Seismic monitoring systems have identified a new earthquake swarm, designated S20240216.2, originating in Western Turkey. The sequence commenced at 08:56 UTC on February 15, 2024. Within the initial 20 hours and 3 minutes of activity, sensors recorded 24 distinct seismic events. Historical analysis of this specific region since January 1, 2000, reveals that this is only the second recorded swarm of this nature, with the preceding event occurring earlier in 2024. During this same 24-year period, the area has experienced 380 earthquakes with magnitudes below 5.0.

Western Turkey is one of the most seismically active regions in the world, characterized by a complex tectonic environment dominated by the interaction of the Anatolian, Eurasian, and African plates. The region is primarily defined by the Aegean Extensional Province, where the crust is undergoing significant thinning and stretching. This tectonic regime is driven by the southward retreat of the Hellenic Trench and the westward extrusion of the Anatolian Plate along the North Anatolian Fault and the East Anatolian Fault.

The extensional tectonics in Western Turkey result in a series of roughly east-west trending grabens—large, down-dropped blocks of the Earth's crust—separated by horsts, or uplifted blocks. Notable examples include the Gediz, Büyük Menderes, and Küçük Menderes grabens. These fault systems are highly productive in terms of seismic activity, frequently generating swarms rather than single large-magnitude events. Unlike the major strike-slip faults that characterize Northern Turkey, the faults in the west are primarily normal faults, which accommodate the crustal extension of the Aegean region.

An earthquake swarm is defined as a sequence of seismic events occurring in a localized area over a period of days, weeks, or months, without a singular, dominant mainshock. In the context of Western Turkey, these swarms are often associated with fluid migration within the crust or the slow release of tectonic stress along complex fault networks.

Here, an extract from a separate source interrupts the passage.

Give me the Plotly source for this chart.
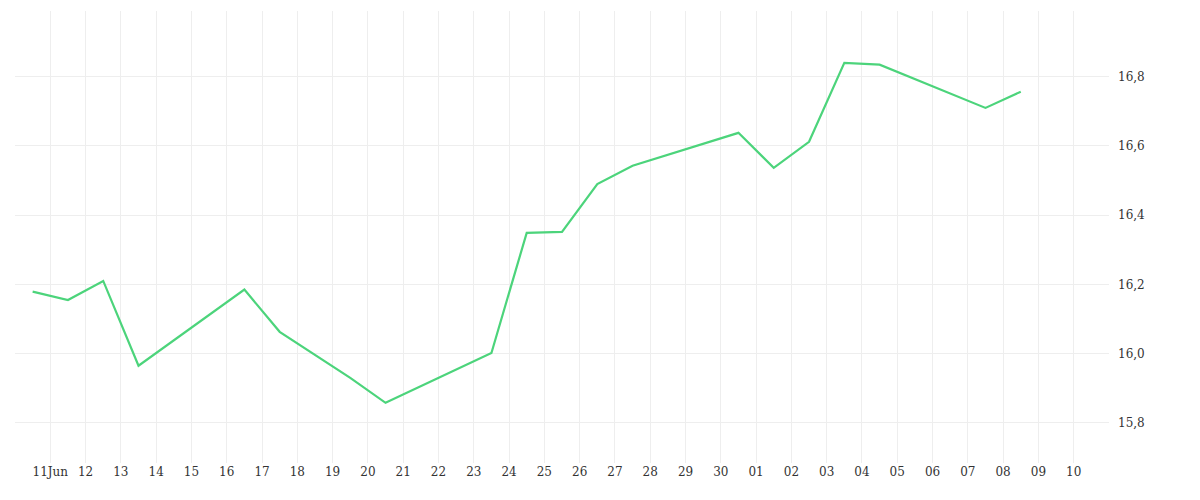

The presence of geothermal activity in Western Turkey further complicates the seismic profile. The region is rich in hydrothermal systems, where the circulation of hot fluids can increase pore-fluid pressure within fault zones. When this pressure exceeds the frictional strength of the fault, it can trigger a series of small-to-moderate magnitude earthquakes. This mechanism is frequently cited by geophysicists as a primary driver for the swarms observed in the Menderes Massif and surrounding graben structures.

The data provided indicates that this region has experienced 380 earthquakes with magnitudes less than 5.0 since the turn of the millennium. This frequency suggests a high degree of background seismicity, typical of a region undergoing active crustal deformation. The occurrence of two swarms within the first two months of 2024 is statistically significant, potentially indicating a temporary increase in regional strain release or a transient change in crustal fluid dynamics.

While the majority of these events are low-magnitude and pose minimal risk to infrastructure, the persistent nature of swarm activity necessitates ongoing monitoring. The Western Turkey seismic network, operated by regional and national authorities, utilizes high-density broadband seismometers to track these movements. By analyzing the hypocentral locations of these 24 events, seismologists can map the geometry of the underlying fault structures, providing critical data for seismic hazard assessments and urban planning in the Aegean region.

In conclusion, swarm S20240216.2 represents a continuation of the high-frequency, low-to-moderate magnitude seismic behavior characteristic of Western Turkey’s extensional tectonic environment. Continued observation is essential to determine if this activity remains localized or if it indicates broader stress redistribution within the Aegean fault systems.